PROBLEM DESCRIPTION - Filter this data down to the lines that hold "chart", and copy them.

____

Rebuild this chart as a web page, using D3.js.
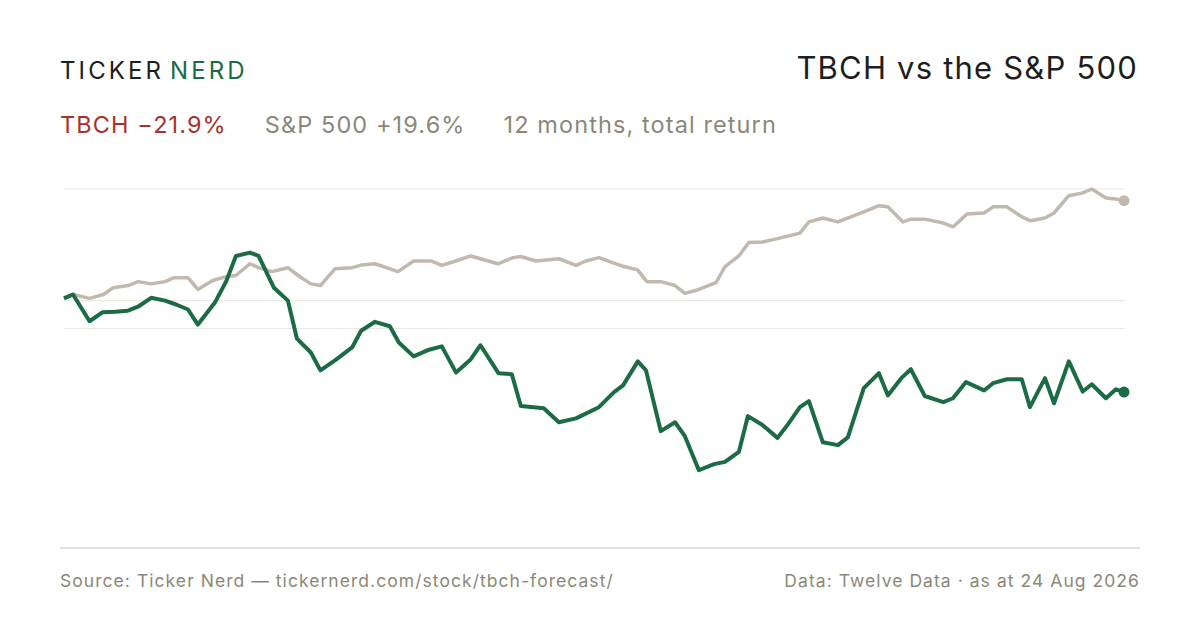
<!DOCTYPE html>
<html>
<head>
<meta charset="utf-8">
<script src="https://cdn.jsdelivr.net/npm/d3@7"></script>
<style>
  body { margin: 0; background: #fff; }
  svg { font-family: "Inter", "Liberation Sans", sans-serif; }
</style>
</head>
<body>
<svg id="chart" width="1200" height="630"></svg>
<script>
// days since start of the 12 month window
const tbchDays = [0, 3.1, 8.8, 13.2, 17.6, 22, 25.5, 30, 34.8, 38.6, 42.7, 46.1, 51.9, 55.8, 59.2, 64, 67, 72.3, 77.1, 80.2, 85, 88.3, 93.3, 99.2, 102.3, 107.1, 112.2, 115.3, 120.4, 125.7, 130.1, 135, 140.1, 143.4, 149.6, 154.2, 157.3, 165.2, 170.4, 176.3, 184.2, 189.4, 192.5, 197.6, 200.4, 205.5, 210.4, 213.8, 218.6, 223.8, 227.6, 232.4, 235.5, 240.5, 245.7, 249.1, 253.4, 256.5, 261.3, 266.5, 269.9, 275.4, 280.6, 283.7, 288.5, 291.6, 296.4, 302.8, 306.1, 310.6, 316.8, 319.9, 324.7, 329.8, 332.6, 337.8, 340.9, 346, 350.8, 353.9, 358.8, 362.2, 365]
// total return, %
const tbchReturn = [0.4, 1.1, -3.7, -2.1, -2.0, -1.8, -1.1, 0.5, 0.0, -0.7, -1.6, -4.3, -0.4, 3.4, 8.0, 8.6, 8.0, 2.3, 0.0, -6.8, -9.3, -12.5, -10.7, -8.4, -5.4, -3.8, -4.6, -7.5, -10.0, -8.8, -8.2, -12.9, -10.5, -8.0, -13.0, -13.2, -18.9, -19.3, -21.8, -21.1, -19.1, -16.4, -15.2, -10.9, -12.5, -23.4, -21.8, -24.3, -30.4, -29.3, -28.9, -27.1, -20.7, -22.3, -24.6, -22.3, -19.1, -18.0, -25.4, -25.9, -24.5, -15.7, -13.0, -17.0, -13.8, -12.3, -17.1, -18.2, -17.5, -14.6, -16.1, -14.8, -14.1, -14.1, -19.1, -13.9, -18.4, -10.9, -16.3, -15.0, -17.5, -15.9, -16.4]

const spxDays = [0, 3.1, 8.8, 13.6, 16.9, 22.2, 25.5, 30, 34.8, 37.9, 42.7, 46.1, 51.2, 55.8, 59.2, 64, 67, 71.6, 77.1, 80.6, 85, 88.3, 93.3, 99.2, 102.6, 107.1, 115, 120.4, 126.4, 130.1, 134.9, 140.1, 149.4, 154.6, 157.3, 162.5, 170.4, 176.3, 179.7, 184.2, 188.9, 192.8, 197.5, 200.7, 205.5, 210.4, 213.8, 218.6, 224.5, 227.6, 232.4, 235.8, 240.5, 245.7, 253.4, 256.5, 261.3, 266.5, 275.4, 280.6, 283.7, 288.9, 291.6, 296.4, 302.8, 306.1, 310.9, 316.8, 319.9, 324.7, 329.8, 332.9, 337.8, 340.9, 346, 350.8, 353.9, 358.8, 362.2, 365]
const spxReturn = [0.5, 1.1, 0.4, 1.1, 2.3, 2.7, 3.4, 3.0, 3.4, 4.1, 4.1, 2.0, 3.6, 4.3, 4.5, 6.6, 5.9, 5.2, 5.9, 4.5, 3.0, 2.7, 5.7, 5.9, 6.4, 6.6, 5.2, 7.1, 7.1, 6.3, 7.1, 8.0, 6.6, 7.7, 7.9, 7.1, 7.5, 6.3, 7.1, 7.7, 6.8, 6.1, 5.5, 3.4, 3.4, 2.7, 1.3, 2.0, 3.2, 6.1, 8.0, 10.4, 10.5, 11.1, 12.1, 14.1, 14.8, 14.1, 15.9, 17.0, 16.8, 14.1, 14.6, 14.6, 13.9, 13.2, 15.5, 15.7, 16.8, 16.8, 15.0, 14.3, 14.8, 15.7, 18.8, 19.3, 20.0, 18.4, 18.2, 17.9]

const gridValues = [20, 0, -5]

const green = "#1b6b45"
const grey = "#c1b9ad"

const svg = d3.select("#chart")

var x = d3.scaleLinear().domain([0, 365]).range([64, 1124])
var y = d3.scaleLinear().domain([-5, 20]).range([328.5, 189])

// header
svg.append("text").attr("x", 60).attr("y", 79)
  .attr("font-size", 24).attr("letter-spacing", 3.1).attr("fill", "#1e1e1e")
  .text("TICKER")
  .append("tspan").attr("dx", 6).attr("fill", green).text("NERD")

svg.append("text").attr("x", 1138).attr("y", 79).attr("text-anchor", "end")
  .attr("font-size", 31).attr("letter-spacing", 1.2).attr("fill", "#1e1e1e").text("TBCH vs the S&P 500")

var sub = svg.append("text").attr("x", 60).attr("y", 133).attr("font-size", 23.5)
  .attr("letter-spacing", 1.1)
sub.append("tspan").attr("fill", "#a8322a").text("TBCH \u221221.9%")
sub.append("tspan").attr("dx", 38).attr("fill", "#8c8778").text("S&P 500 +19.6%")
sub.append("tspan").attr("dx", 38).attr("fill", "#8c8778").text("12 months, total return")

// gridlines
svg.selectAll(".grid").data(gridValues).enter().append("line")
  .attr("x1", 64).attr("x2", 1124)
  .attr("y1", d => y(d)).attr("y2", d => y(d))
  .attr("stroke", "#ebe8e2").attr("stroke-width", 1.2)

var line = d3.line().x(d => x(d[0])).y(d => y(d[1]))

var spx = spxDays.map((d, i) => [d, spxReturn[i]])
var tbch = tbchDays.map((d, i) => [d, tbchReturn[i]])

svg.append("path").datum(spx).attr("d", line)
  .attr("fill", "none").attr("stroke", grey).attr("stroke-width", 3.5)
  .attr("stroke-linejoin", "round")
svg.append("path").datum(tbch).attr("d", line)
  .attr("fill", "none").attr("stroke", green).attr("stroke-width", 4)
  .attr("stroke-linejoin", "round")

svg.append("circle").attr("cx", x(spx[spx.length - 1][0])).attr("cy", y(spx[spx.length - 1][1]))
  .attr("r", 5.5).attr("fill", grey)
svg.append("circle").attr("cx", x(tbch[tbch.length - 1][0])).attr("cy", y(tbch[tbch.length - 1][1]))
  .attr("r", 5.5).attr("fill", green)

// footer
svg.append("line").attr("x1", 60).attr("x2", 1140).attr("y1", 548).attr("y2", 548)
  .attr("stroke", "#dcd7cc").attr("stroke-width", 1.5)

svg.append("text").attr("x", 60).attr("y", 587).attr("font-size", 17.5).attr("letter-spacing", 1.05)
  .attr("fill", "#8c8778")
  .text("Source: Ticker Nerd \u2014 tickernerd.com/stock/tbch-forecast/")
svg.append("text").attr("x", 1140).attr("y", 587).attr("text-anchor", "end")
  .attr("font-size", 17.5).attr("letter-spacing", 1.05).attr("fill", "#8c8778")
  .text("Data: Twelve Data \u00b7 as at 24 Aug 2026")
</script>
</body>
</html>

____

SOLUTION TO THIS EXERCISE -
Rebuild this chart as a web page, using D3.js.
<svg id="chart" width="1200" height="630"></svg>
const svg = d3.select("#chart")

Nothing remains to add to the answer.